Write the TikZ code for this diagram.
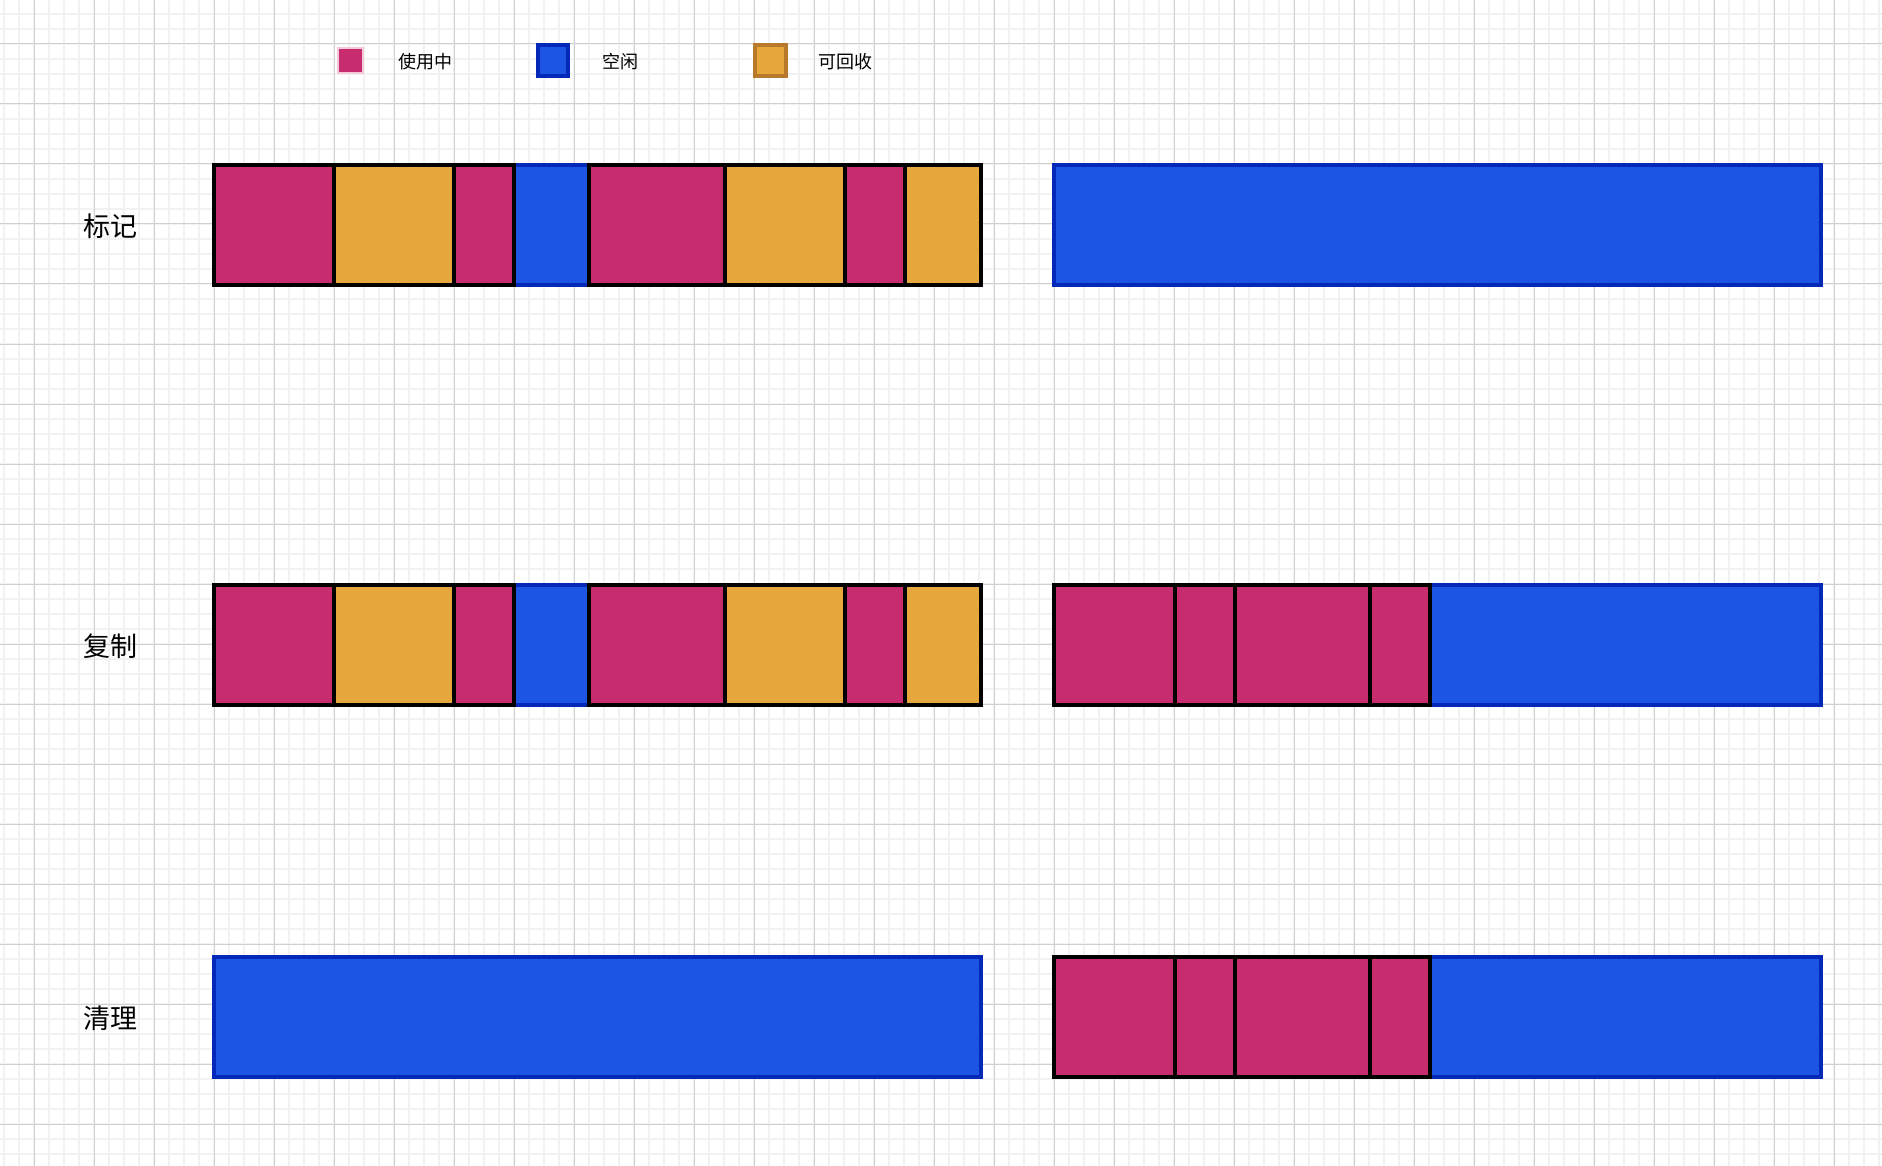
\documentclass[tikz,border=0pt]{standalone}
\usepackage{fontspec}
\newfontfamily\cjk{Noto Sans CJK SC}
\definecolor{mag}{HTML}{C72C6F}
\definecolor{org}{HTML}{E6A73D}
\definecolor{orgb}{HTML}{B8792B}
\definecolor{blu}{HTML}{1C54E4}
\definecolor{blub}{HTML}{0429B8}
\definecolor{gmaj}{HTML}{D0D0D0}
\definecolor{gmin}{HTML}{F2F2F2}
\definecolor{magb}{HTML}{F4C9DA}
\tikzset{
  minorln/.style={gmin, line width=1.5pt},
  majorln/.style={gmaj, line width=1pt},
  used/.style={fill=mag, draw=black, line width=4pt},
  reclaim/.style={fill=org, draw=black, line width=4pt},
  free/.style={fill=blu, draw=blub, line width=4pt},
  rowlabel/.style={font=\cjk\fontsize{27}{30}\selectfont, inner sep=0pt},
  legtext/.style={font=\cjk\fontsize{18}{20}\selectfont, inner sep=0pt},
}
\begin{document}
\begin{tikzpicture}[x=1pt,y=-1pt]
\useasboundingbox (0,0) rectangle (1882,1166);
\fill[white] (0,0) rectangle (1882,1166);
% grid
\foreach \x in {4,19,...,1882} \draw[minorln] (\x,0) -- (\x,1166);
\foreach \y in {14,29,...,1166} \draw[minorln] (0,\y) -- (1882,\y);
\foreach \x in {34,94,...,1882} \draw[majorln] (\x,0) -- (\x,1166);
\foreach \y in {44,104,...,1166} \draw[majorln] (0,\y) -- (1882,\y);

% legend
\draw[fill=mag, draw=magb, line width=1.5pt] (338,48) rectangle (363,73);
\node[legtext] (l1) at (425,62) {使用中};
\draw[fill=blu, draw=blub, line width=4pt] (538,45) rectangle (568,76);
\node[legtext] (l2) at (620,62) {空闲};
\draw[fill=org, draw=orgb, line width=4pt] (755,45) rectangle (786,76);
\node[legtext] (l3) at (845,62) {可回收};

% row labels
\node[rowlabel] (r1) at (110,226) {标记};
\node[rowlabel] (r2) at (110,646) {复制};
\node[rowlabel] (r3) at (110,1018) {清理};

% row 1 left
\draw[free] (514,165) rectangle (589,285);
\draw[used] (214,165) rectangle (334,285);
\draw[reclaim] (334,165) rectangle (454,285);
\draw[used] (454,165) rectangle (514,285);
\draw[used] (589,165) rectangle (725,285);
\draw[reclaim] (725,165) rectangle (845,285);
\draw[used] (845,165) rectangle (905,285);
\draw[reclaim] (905,165) rectangle (981,285);
% row 1 right
\draw[free] (1054,165) rectangle (1821,285);

% row 2 left
\draw[free] (514,585) rectangle (589,705);
\draw[used] (214,585) rectangle (334,705);
\draw[reclaim] (334,585) rectangle (454,705);
\draw[used] (454,585) rectangle (514,705);
\draw[used] (589,585) rectangle (725,705);
\draw[reclaim] (725,585) rectangle (845,705);
\draw[used] (845,585) rectangle (905,705);
\draw[reclaim] (905,585) rectangle (981,705);
% row 2 right
\draw[free] (1054,585) rectangle (1821,705);
\draw[used] (1054,585) rectangle (1175,705);
\draw[used] (1175,585) rectangle (1235,705);
\draw[used] (1235,585) rectangle (1370,705);
\draw[used] (1370,585) rectangle (1430,705);

% row 3 left
\draw[free] (214,957) rectangle (981,1077);
% row 3 right
\draw[free] (1054,957) rectangle (1821,1077);
\draw[used] (1054,957) rectangle (1175,1077);
\draw[used] (1175,957) rectangle (1235,1077);
\draw[used] (1235,957) rectangle (1370,1077);
\draw[used] (1370,957) rectangle (1430,1077);
\end{tikzpicture}
\end{document}
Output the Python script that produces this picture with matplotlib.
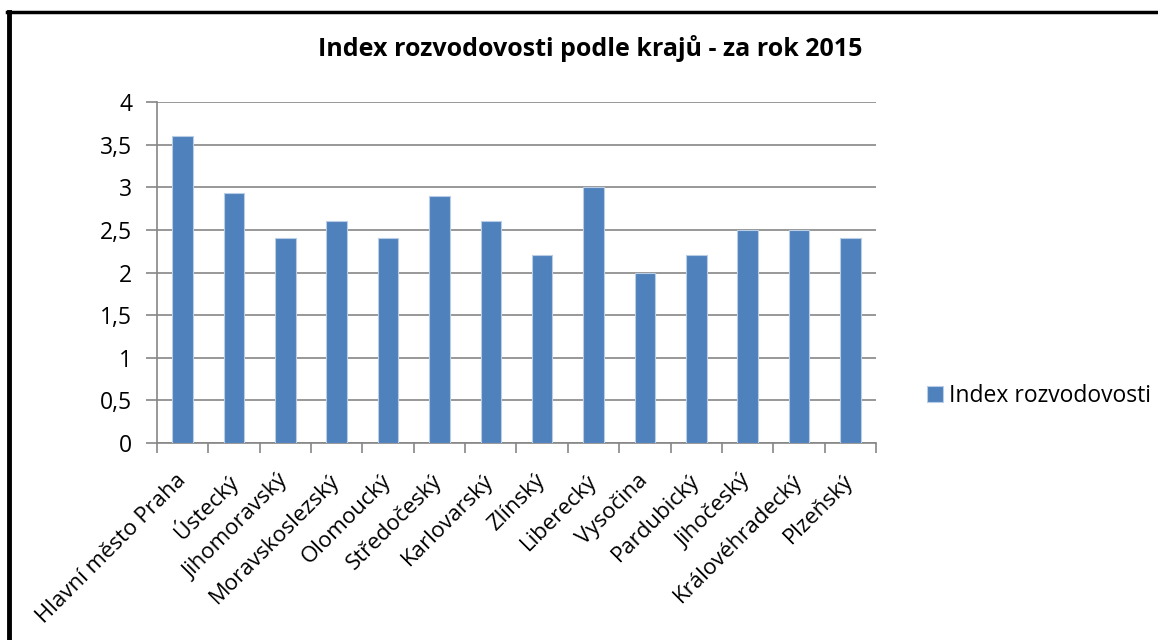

----

• [Brief]
Reproduce all of the material exactly, apart from the pictures.

• [Output for this exercise]
Write the TikZ code for this diagram.
\documentclass[tikz,border=0pt]{standalone}
\usepackage{fontspec}
\newfontfamily\cjk{Noto Sans CJK SC}
\definecolor{mag}{HTML}{C72C6F}
\definecolor{org}{HTML}{E6A73D}
\definecolor{orgb}{HTML}{B8792B}
\definecolor{blu}{HTML}{1C54E4}
\definecolor{blub}{HTML}{0429B8}
\definecolor{gmaj}{HTML}{D0D0D0}
\definecolor{gmin}{HTML}{F2F2F2}
\definecolor{magb}{HTML}{F4C9DA}
\tikzset{
  minorln/.style={gmin, line width=1.5pt},
  majorln/.style={gmaj, line width=1pt},
  used/.style={fill=mag, draw=black, line width=4pt},
  reclaim/.style={fill=org, draw=black, line width=4pt},
  free/.style={fill=blu, draw=blub, line width=4pt},
  rowlabel/.style={font=\cjk\fontsize{27}{30}\selectfont, inner sep=0pt},
  legtext/.style={font=\cjk\fontsize{18}{20}\selectfont, inner sep=0pt},
}
\begin{document}
\begin{tikzpicture}[x=1pt,y=-1pt]
\useasboundingbox (0,0) rectangle (1882,1166);
\fill[white] (0,0) rectangle (1882,1166);
% grid
\foreach \x in {4,19,...,1882} \draw[minorln] (\x,0) -- (\x,1166);
\foreach \y in {14,29,...,1166} \draw[minorln] (0,\y) -- (1882,\y);
\foreach \x in {34,94,...,1882} \draw[majorln] (\x,0) -- (\x,1166);
\foreach \y in {44,104,...,1166} \draw[majorln] (0,\y) -- (1882,\y);

% legend
\draw[fill=mag, draw=magb, line width=1.5pt] (338,48) rectangle (363,73);
\node[legtext] (l1) at (425,62) {使用中};
\draw[fill=blu, draw=blub, line width=4pt] (538,45) rectangle (568,76);
\node[legtext] (l2) at (620,62) {空闲};
\draw[fill=org, draw=orgb, line width=4pt] (755,45) rectangle (786,76);
\node[legtext] (l3) at (845,62) {可回收};

% row labels
\node[rowlabel] (r1) at (110,226) {标记};
\node[rowlabel] (r2) at (110,646) {复制};
\node[rowlabel] (r3) at (110,1018) {清理};

% row 1 left
\draw[free] (514,165) rectangle (589,285);
\draw[used] (214,165) rectangle (334,285);
\draw[reclaim] (334,165) rectangle (454,285);
\draw[used] (454,165) rectangle (514,285);
\draw[used] (589,165) rectangle (725,285);
\draw[reclaim] (725,165) rectangle (845,285);
\draw[used] (845,165) rectangle (905,285);
\draw[reclaim] (905,165) rectangle (981,285);
% row 1 right
\draw[free] (1054,165) rectangle (1821,285);

% row 2 left
\draw[free] (514,585) rectangle (589,705);
\draw[used] (214,585) rectangle (334,705);
\draw[reclaim] (334,585) rectangle (454,705);
\draw[used] (454,585) rectangle (514,705);
\draw[used] (589,585) rectangle (725,705);
\draw[reclaim] (725,585) rectangle (845,705);
\draw[used] (845,585) rectangle (905,705);
\draw[reclaim] (905,585) rectangle (981,705);
% row 2 right
\draw[free] (1054,585) rectangle (1821,705);
\draw[used] (1054,585) rectangle (1175,705);
\draw[used] (1175,585) rectangle (1235,705);
\draw[used] (1235,585) rectangle (1370,705);
\draw[used] (1370,585) rectangle (1430,705);

% row 3 left
\draw[free] (214,957) rectangle (981,1077);
% row 3 right
\draw[free] (1054,957) rectangle (1821,1077);
\draw[used] (1054,957) rectangle (1175,1077);
\draw[used] (1175,957) rectangle (1235,1077);
\draw[used] (1235,957) rectangle (1370,1077);
\draw[used] (1370,957) rectangle (1430,1077);
\end{tikzpicture}
\end{document}
Output the Python script that produces this picture with matplotlib.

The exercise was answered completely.